The pope's letter allowed the Tridentine Mass to be celebrated without a priest first getting a bishop's approval. The statement updated the 1984 decision of Pope John Paul II that allowed the Tridentine liturgy to be celebrated with the local bishop's approval.

The CARA survey was patterned after a 1985 Gallup Poll, replicating the questions while making slight alterations to reflect changed events, such as the election of Pope Benedict in 2005.

In contrast with the CARA survey, the 1985 poll indicated that 25 percent of Catholics had no opinion on the availability of the Tridentine Mass. At that time, 35 percent of respondents opposed the return of the traditional rite while 40 percent favored it.
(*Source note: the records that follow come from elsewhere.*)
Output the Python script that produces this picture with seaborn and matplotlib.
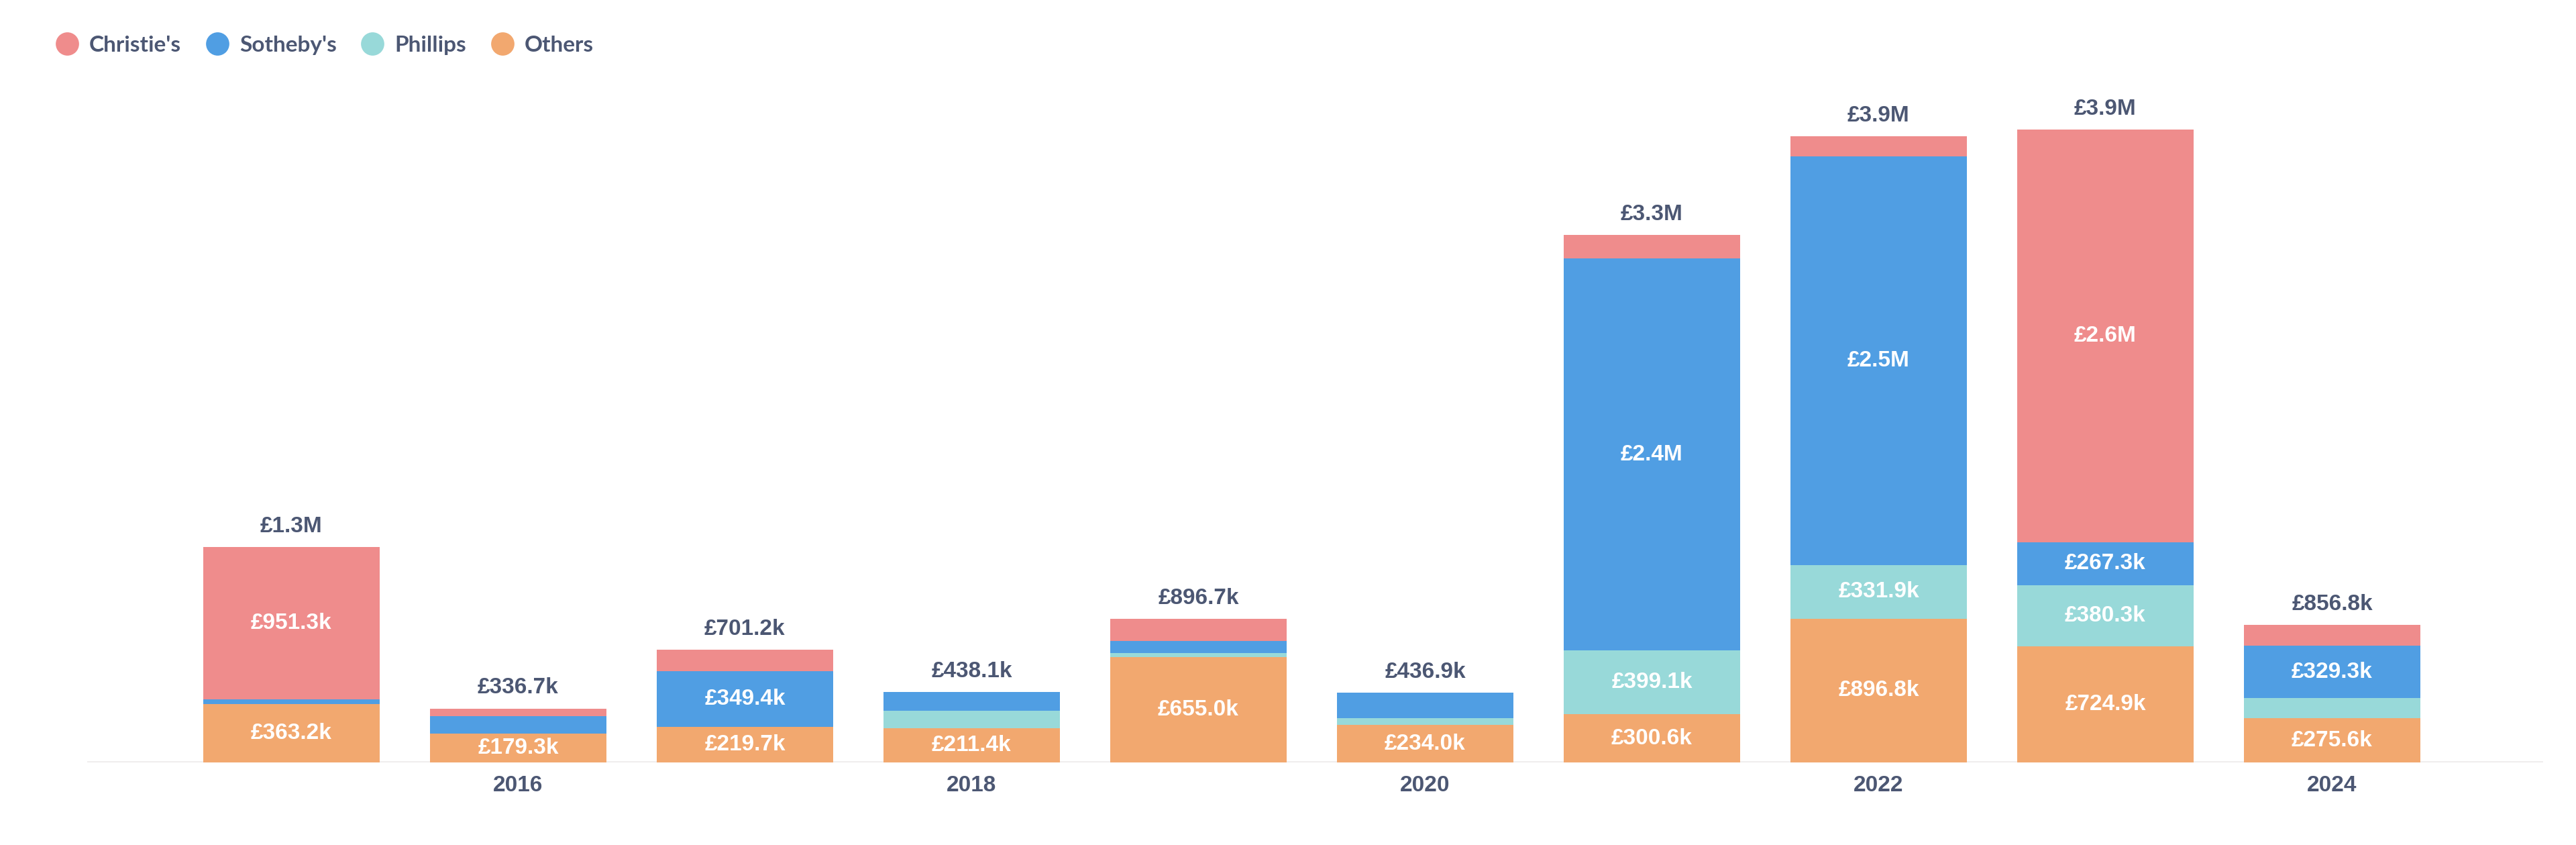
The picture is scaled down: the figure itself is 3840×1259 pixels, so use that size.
import numpy as np
import pandas as pd
import matplotlib
matplotlib.use("Agg")
import matplotlib.pyplot as plt
from matplotlib.lines import Line2D
import seaborn as sns

# values in £k
years = [2015, 2016, 2017, 2018, 2019, 2020, 2021, 2022, 2023, 2024]
christies = [951.3, 49.0, 132.1, 0.0, 141.3, 0.0, 146.4, 125.5, 2572.0, 127.9]
sothebys = [28.0, 108.4, 349.4, 115.7, 72.4, 161.1, 2440.0, 2549.0, 267.3, 329.3]
phillips = [0.0, 0.0, 0.0, 111.0, 28.0, 41.8, 399.1, 331.9, 380.3, 124.0]
others = [363.2, 179.3, 219.7, 211.4, 655.0, 234.0, 300.6, 896.8, 724.9, 275.6]
houses = ["Christie's", "Sotheby's", "Phillips", "Others"]
tick_years = [2016, 2018, 2020, 2022, 2024]

colors = {"Christie's": "#EF8C8C", "Sotheby's": "#509EE3",
          "Phillips": "#98D9D9", "Others": "#F2A86F"}
text_color = "#4C5773"

series = {"Christie's": christies, "Sotheby's": sothebys,
          "Phillips": phillips, "Others": others}
rows = []
for house in houses:
    for y, v in zip(years, series[house]):
        rows.append({"year": y, "house": house, "value": v})
df = pd.DataFrame(rows)
totals = df.groupby("year")["value"].sum()


def fmt(v):
    if v >= 1000:
        return f"£{v / 1000:.1f}M"
    return f"£{v:.1f}k"


sns.set_theme(style="white")
plt.rcParams['font.family'] = ['Lato', 'DejaVu Sans']
label_font = ['Liberation Sans', 'DejaVu Sans']

fig = plt.figure(figsize=(19.2, 6.295), dpi=200)
ax = fig.add_axes([0.0339, 0.0977, 0.9533, 0.7832])

sns.histplot(data=df, x="year", weights="value", hue="house", hue_order=houses,
             multiple="stack", discrete=True, shrink=0.78, palette=colors,
             alpha=1, linewidth=0, legend=False, ax=ax)

# labels inside the bigger segments
for p in ax.patches:
    h = p.get_height()
    if h >= 170:
        ax.text(p.get_x() + p.get_width() / 2, p.get_y() + h / 2, fmt(h),
                ha="center", va="center", color="white", fontsize=12,
                fontweight="bold", family=label_font)

# totals on top
for y, t in totals.items():
    ax.annotate(fmt(t), (y, t), xytext=(0, 11), textcoords="offset points",
                ha="center", va="center", color=text_color, fontsize=12,
                fontweight="bold", family=label_font)

ax.axhline(0, color="#EEECEC", lw=1.3, zorder=0)
ax.set_xlim(2014.1, 2024.93)
ax.set_ylim(0, 4125)
ax.set_xticks(tick_years)
ax.set_xticklabels([str(t) for t in tick_years], color=text_color,
                   fontsize=12, fontweight="bold", family=label_font)
ax.tick_params(axis="x", length=0, pad=7)
ax.set_yticks([])
ax.set_xlabel("")
ax.set_ylabel("")
sns.despine(ax=ax, left=True, bottom=True)

handles = [Line2D([0], [0], marker="o", linestyle="", markersize=11.5,
                  markerfacecolor=colors[h], markeredgecolor=colors[h]) for h in houses]
leg = fig.legend(handles, houses, loc="upper left", bbox_to_anchor=(0.0095, 0.982),
                 ncol=4, frameon=False, handletextpad=0.0, columnspacing=0.6,
                 prop={"size": 12, "weight": "bold"})
for txt in leg.get_texts():
    txt.set_color(text_color)

fig.savefig("out.png", dpi=200)
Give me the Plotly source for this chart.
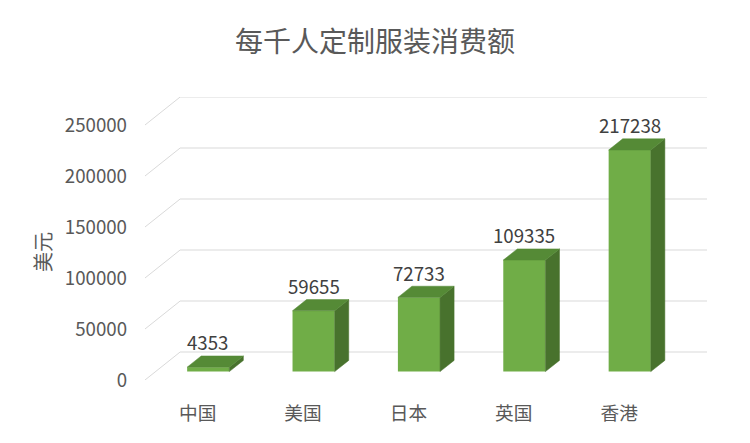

The responses in the CARA study varied based on the frequency of Mass attendance. Among the strongest supporters for the return of the Tridentine Mass were weekly Massgoers, with 33 percent favoring its availability. Among those who attend Mass a few times a year or less often, 21 percent favored increasing its availability.

The survey also showed that 47 percent of those who attend Mass weekly had no opinion on the Tridentine Mass while 20 percent of the same group opposed wider availability of the rite.

Catholics born between 1943 and 1961 indicated the greatest support for the traditional liturgy at 32 percent. Only 13 percent of that age group opposed the rite. Thirty percent of Catholics born before 1943 supported the Tridentine Mass while 24 percent opposed it.

Younger generations -- those born between 1961 and 1981, who came of age after the Second Vatican Council, and those born since 1982, who are considered the millennial generation -- had the lowest level of support for the Tridentine Mass being made more widely available, at 21 percent and 16 percent, respectively.

Support for the Tridentine Mass was highest among people holding a graduate degree (43 percent) and those who were political independents (37 percent). Republicans (27 percent) and those who leaned Republican (33 percent) were more likely to support the old rite than Democrats (27 percent) and those who leaned Democrat (10 percent).

Women also favored the increased availability of the Tridentine Mass more than men did: 28 percent to 23 percent.

The survey found that nearly three in 10 Catholics -- 29 percent -- who do not oppose bringing back the Tridentine Mass would attend such a liturgy if it was available at convenient times and locations. CARA said the number represents about 11 percent of all U.S. Catholics, or about 5.7 million individuals.

The survey, taken in February 2008, has a margin of error of plus or minus 3.1 percentage points.